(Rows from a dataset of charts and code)
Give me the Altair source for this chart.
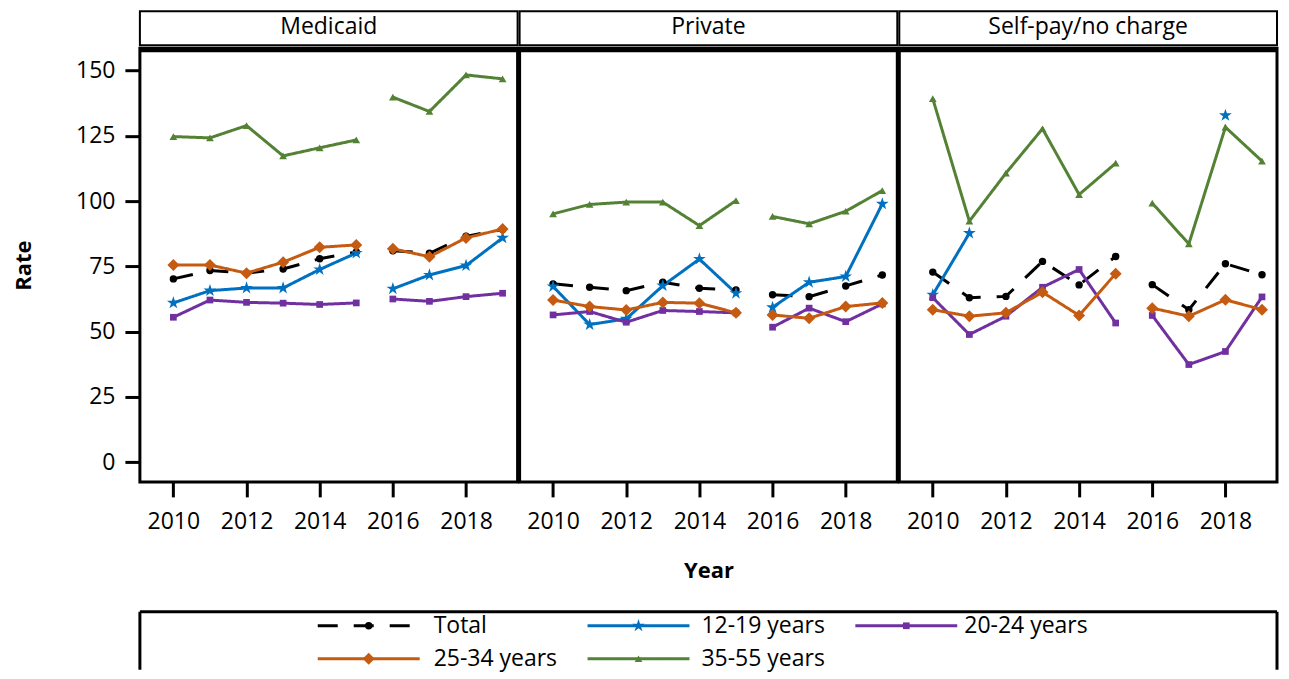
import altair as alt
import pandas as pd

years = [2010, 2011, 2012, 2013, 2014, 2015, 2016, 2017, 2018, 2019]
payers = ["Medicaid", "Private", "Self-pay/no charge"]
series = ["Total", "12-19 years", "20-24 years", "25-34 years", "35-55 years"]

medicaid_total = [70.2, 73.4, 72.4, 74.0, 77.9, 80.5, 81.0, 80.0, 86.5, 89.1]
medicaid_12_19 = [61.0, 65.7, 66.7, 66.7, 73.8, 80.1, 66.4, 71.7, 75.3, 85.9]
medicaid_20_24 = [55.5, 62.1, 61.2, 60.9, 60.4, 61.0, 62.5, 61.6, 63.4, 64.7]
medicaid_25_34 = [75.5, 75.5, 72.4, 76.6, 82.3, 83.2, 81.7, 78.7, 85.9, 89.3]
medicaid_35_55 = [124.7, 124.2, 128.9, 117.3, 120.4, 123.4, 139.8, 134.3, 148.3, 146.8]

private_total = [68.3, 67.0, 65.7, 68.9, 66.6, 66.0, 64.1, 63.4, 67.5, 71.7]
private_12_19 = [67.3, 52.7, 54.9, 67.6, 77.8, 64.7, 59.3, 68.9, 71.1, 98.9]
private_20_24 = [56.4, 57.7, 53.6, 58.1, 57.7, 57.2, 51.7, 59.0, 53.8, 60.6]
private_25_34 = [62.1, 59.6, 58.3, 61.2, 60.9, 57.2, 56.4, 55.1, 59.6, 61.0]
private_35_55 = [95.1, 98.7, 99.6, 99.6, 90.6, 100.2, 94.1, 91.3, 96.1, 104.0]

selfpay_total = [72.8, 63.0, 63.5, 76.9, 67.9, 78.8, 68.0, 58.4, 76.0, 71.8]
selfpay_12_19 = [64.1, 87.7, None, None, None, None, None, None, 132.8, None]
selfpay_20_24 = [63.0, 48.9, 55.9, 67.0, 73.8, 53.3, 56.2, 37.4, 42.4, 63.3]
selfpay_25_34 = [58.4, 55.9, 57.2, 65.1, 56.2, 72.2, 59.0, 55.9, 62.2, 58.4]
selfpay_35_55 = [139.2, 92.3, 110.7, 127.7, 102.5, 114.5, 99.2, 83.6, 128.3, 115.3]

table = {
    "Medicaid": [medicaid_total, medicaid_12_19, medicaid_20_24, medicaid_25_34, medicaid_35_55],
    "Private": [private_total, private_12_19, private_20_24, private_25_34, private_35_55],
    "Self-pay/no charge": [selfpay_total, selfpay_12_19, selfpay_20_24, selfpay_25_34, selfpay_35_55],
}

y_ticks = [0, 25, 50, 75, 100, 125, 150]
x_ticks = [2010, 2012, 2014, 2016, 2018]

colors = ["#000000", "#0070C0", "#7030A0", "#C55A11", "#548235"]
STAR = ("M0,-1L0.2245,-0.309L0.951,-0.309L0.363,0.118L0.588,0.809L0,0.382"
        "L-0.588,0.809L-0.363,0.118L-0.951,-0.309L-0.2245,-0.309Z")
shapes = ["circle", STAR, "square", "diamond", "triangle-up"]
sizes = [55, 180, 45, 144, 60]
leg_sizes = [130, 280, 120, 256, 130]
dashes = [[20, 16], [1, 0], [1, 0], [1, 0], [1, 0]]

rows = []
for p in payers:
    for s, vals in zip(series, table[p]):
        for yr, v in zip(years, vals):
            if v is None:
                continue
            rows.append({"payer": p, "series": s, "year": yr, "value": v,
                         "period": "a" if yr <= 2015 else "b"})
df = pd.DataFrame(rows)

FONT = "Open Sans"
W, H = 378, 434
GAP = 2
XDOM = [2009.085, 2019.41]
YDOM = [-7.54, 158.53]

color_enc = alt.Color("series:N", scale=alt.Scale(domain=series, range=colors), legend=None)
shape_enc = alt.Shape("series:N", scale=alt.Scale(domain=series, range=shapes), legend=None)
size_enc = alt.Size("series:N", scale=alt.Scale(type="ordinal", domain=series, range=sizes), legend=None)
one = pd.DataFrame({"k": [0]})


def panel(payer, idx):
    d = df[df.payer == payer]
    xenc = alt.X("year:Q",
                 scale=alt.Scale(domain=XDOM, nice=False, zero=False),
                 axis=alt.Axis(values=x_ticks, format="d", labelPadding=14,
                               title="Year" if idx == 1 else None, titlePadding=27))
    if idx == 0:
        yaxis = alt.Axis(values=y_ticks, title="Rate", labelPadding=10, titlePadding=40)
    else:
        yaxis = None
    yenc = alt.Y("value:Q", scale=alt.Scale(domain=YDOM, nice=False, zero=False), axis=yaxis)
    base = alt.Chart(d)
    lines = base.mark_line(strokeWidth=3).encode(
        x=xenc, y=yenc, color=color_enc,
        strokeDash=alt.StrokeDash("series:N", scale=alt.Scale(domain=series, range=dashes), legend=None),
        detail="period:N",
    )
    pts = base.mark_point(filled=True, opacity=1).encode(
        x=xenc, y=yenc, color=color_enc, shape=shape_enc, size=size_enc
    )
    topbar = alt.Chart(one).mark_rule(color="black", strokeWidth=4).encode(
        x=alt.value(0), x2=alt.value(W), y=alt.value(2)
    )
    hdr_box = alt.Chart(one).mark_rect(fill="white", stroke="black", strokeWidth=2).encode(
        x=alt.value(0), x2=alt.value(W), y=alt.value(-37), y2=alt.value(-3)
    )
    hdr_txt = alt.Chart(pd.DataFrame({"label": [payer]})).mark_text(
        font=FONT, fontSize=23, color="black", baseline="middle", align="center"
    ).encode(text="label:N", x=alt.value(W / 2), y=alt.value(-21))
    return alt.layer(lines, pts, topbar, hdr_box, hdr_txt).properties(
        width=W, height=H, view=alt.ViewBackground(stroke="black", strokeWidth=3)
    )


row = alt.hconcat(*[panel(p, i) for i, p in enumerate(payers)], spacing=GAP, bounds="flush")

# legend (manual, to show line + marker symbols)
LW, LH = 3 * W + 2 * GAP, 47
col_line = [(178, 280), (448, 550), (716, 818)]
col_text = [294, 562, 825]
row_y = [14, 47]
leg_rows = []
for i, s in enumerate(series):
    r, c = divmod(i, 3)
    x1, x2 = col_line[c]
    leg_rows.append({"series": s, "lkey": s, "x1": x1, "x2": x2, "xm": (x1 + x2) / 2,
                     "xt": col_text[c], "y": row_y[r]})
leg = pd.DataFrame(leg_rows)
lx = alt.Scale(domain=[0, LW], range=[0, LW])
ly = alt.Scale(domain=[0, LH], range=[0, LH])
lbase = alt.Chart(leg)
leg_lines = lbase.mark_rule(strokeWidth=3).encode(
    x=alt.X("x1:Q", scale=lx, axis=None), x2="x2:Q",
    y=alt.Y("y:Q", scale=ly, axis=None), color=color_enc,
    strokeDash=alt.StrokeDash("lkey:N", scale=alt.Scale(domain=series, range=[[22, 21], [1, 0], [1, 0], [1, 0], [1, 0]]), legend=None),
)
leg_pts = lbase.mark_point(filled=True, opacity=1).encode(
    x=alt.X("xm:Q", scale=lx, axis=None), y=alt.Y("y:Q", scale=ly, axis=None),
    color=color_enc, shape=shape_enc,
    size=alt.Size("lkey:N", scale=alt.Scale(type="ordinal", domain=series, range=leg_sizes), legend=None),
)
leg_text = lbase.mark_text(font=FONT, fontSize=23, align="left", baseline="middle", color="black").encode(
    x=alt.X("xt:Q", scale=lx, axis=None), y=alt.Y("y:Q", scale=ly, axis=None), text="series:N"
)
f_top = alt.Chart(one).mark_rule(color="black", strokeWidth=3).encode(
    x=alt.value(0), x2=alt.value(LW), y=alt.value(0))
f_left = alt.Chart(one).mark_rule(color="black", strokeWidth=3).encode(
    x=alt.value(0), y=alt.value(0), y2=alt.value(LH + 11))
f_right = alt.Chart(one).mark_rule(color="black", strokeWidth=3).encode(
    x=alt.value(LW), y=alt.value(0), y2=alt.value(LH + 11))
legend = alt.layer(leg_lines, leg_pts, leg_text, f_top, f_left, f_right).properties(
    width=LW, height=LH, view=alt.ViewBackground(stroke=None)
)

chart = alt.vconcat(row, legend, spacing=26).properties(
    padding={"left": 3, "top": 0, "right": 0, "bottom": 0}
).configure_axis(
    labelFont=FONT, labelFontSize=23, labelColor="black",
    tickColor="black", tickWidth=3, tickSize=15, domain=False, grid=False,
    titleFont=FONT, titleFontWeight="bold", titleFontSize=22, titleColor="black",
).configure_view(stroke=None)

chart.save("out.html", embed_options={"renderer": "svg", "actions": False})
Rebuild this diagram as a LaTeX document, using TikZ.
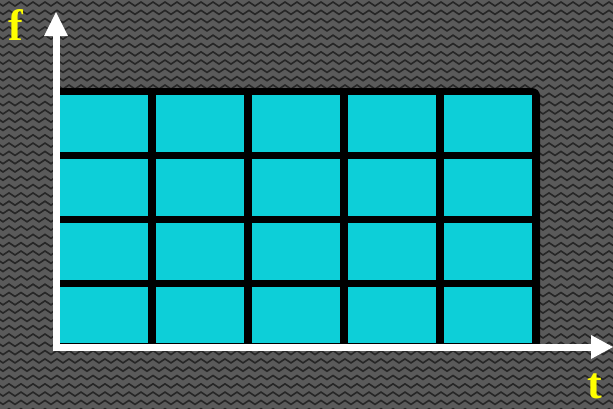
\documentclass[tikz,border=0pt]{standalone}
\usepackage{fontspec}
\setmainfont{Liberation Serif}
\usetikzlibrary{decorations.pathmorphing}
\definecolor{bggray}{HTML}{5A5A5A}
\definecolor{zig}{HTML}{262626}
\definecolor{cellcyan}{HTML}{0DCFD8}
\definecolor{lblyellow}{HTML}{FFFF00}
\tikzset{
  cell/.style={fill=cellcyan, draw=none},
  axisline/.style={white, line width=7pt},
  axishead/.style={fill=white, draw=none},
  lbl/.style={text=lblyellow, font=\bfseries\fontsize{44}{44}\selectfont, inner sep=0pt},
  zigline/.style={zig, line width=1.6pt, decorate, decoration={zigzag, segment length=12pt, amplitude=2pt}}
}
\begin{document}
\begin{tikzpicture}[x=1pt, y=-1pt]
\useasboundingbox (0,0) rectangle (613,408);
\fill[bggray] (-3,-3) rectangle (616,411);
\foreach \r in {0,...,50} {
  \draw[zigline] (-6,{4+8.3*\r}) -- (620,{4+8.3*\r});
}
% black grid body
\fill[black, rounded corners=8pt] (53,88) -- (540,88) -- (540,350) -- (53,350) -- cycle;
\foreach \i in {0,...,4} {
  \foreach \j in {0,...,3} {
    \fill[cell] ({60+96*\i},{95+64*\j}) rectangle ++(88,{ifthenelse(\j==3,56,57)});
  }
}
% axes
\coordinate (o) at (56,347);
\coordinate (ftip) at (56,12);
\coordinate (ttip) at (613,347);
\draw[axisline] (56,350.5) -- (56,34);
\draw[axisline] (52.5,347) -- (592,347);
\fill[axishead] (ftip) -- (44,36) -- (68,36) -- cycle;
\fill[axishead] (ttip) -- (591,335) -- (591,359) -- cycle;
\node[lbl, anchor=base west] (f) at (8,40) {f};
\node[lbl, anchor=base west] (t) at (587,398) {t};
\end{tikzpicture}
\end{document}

**PROBLEM**
Which lines hold the word "this"? Copy every one of them.

**EXERCISE ANSWER**
Give me the Altair source for this chart.
Rebuild this diagram as a LaTeX document, using TikZ.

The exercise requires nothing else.